EXERCISE INPUT:
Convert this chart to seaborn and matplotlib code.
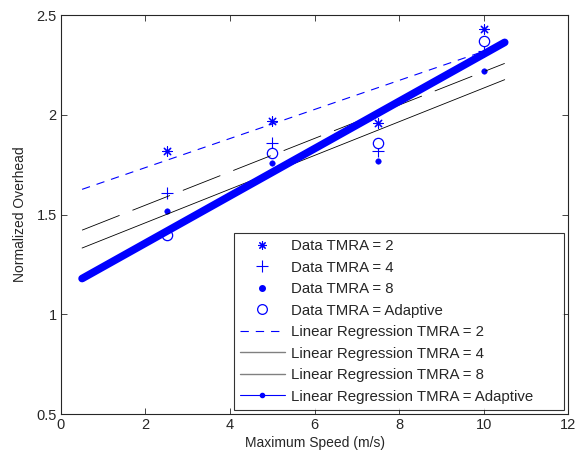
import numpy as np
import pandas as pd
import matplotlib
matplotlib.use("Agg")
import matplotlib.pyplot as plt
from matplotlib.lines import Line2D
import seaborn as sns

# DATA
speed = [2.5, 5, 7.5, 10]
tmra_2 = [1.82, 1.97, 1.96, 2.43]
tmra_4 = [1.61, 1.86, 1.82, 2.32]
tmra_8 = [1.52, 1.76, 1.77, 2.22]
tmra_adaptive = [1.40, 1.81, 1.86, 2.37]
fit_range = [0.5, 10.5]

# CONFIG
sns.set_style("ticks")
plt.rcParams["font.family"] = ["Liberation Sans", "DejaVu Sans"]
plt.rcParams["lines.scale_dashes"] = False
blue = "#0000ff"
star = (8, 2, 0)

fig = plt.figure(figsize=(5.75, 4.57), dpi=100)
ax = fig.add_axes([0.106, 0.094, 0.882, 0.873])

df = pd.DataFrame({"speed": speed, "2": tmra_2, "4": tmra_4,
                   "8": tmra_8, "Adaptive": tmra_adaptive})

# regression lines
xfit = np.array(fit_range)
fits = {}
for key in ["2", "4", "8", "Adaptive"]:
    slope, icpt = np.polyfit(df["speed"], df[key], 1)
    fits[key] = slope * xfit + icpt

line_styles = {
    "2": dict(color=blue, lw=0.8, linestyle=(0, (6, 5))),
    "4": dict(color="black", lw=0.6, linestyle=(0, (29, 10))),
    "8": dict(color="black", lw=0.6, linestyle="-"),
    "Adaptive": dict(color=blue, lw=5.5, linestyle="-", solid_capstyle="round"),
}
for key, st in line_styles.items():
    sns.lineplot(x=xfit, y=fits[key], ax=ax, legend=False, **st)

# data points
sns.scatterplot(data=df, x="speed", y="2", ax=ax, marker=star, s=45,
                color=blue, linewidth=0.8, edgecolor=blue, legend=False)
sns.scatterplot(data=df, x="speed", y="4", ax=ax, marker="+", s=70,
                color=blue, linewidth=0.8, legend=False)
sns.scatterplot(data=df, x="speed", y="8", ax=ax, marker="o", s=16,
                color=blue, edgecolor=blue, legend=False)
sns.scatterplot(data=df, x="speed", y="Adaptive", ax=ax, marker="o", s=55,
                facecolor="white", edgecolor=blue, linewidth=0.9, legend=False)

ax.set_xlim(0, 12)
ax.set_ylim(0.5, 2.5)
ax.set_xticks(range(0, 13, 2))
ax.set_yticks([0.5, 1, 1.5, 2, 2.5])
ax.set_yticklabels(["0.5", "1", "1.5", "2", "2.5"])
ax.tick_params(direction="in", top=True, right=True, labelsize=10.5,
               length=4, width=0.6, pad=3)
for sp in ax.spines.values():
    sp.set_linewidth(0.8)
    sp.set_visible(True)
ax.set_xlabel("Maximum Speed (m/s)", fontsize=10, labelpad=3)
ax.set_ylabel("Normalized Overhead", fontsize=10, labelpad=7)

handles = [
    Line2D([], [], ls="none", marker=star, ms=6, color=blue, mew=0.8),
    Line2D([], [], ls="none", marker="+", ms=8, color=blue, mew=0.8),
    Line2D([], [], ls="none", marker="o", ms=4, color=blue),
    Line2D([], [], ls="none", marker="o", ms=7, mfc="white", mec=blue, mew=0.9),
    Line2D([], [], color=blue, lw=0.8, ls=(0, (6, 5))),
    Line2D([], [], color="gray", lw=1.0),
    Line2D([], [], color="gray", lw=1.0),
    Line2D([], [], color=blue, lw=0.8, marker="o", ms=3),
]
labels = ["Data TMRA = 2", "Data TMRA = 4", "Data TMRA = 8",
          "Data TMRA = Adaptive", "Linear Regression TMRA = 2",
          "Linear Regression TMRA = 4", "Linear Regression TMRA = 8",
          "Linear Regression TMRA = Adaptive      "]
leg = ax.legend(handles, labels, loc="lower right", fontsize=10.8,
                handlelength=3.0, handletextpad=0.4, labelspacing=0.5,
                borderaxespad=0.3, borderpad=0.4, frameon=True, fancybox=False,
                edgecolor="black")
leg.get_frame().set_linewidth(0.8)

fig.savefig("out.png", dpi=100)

* * *

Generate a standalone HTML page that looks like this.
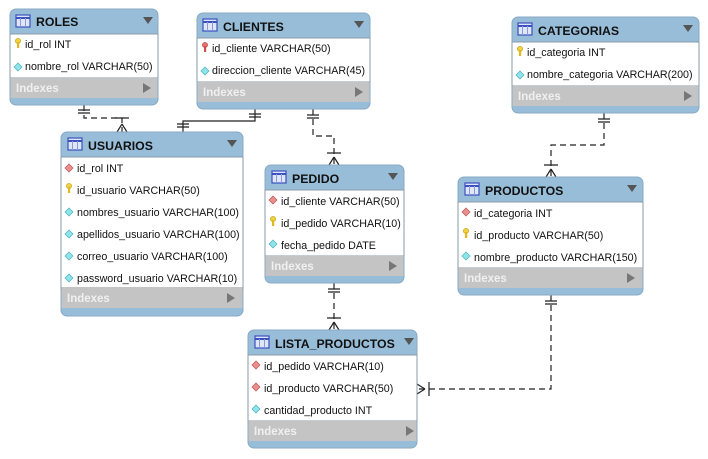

EXERCISE REQUIREMENTS: Between the line with "Convert this chart" and the line with "fit_range = [0.5, 10.5]", ends included, lies the span to copy exactly; copy nothing else and leave out the pictures.

PROBLEM SOLUTION:
Convert this chart to seaborn and matplotlib code.
import numpy as np
import pandas as pd
import matplotlib
matplotlib.use("Agg")
import matplotlib.pyplot as plt
from matplotlib.lines import Line2D
import seaborn as sns

# DATA
speed = [2.5, 5, 7.5, 10]
tmra_2 = [1.82, 1.97, 1.96, 2.43]
tmra_4 = [1.61, 1.86, 1.82, 2.32]
tmra_8 = [1.52, 1.76, 1.77, 2.22]
tmra_adaptive = [1.40, 1.81, 1.86, 2.37]
fit_range = [0.5, 10.5]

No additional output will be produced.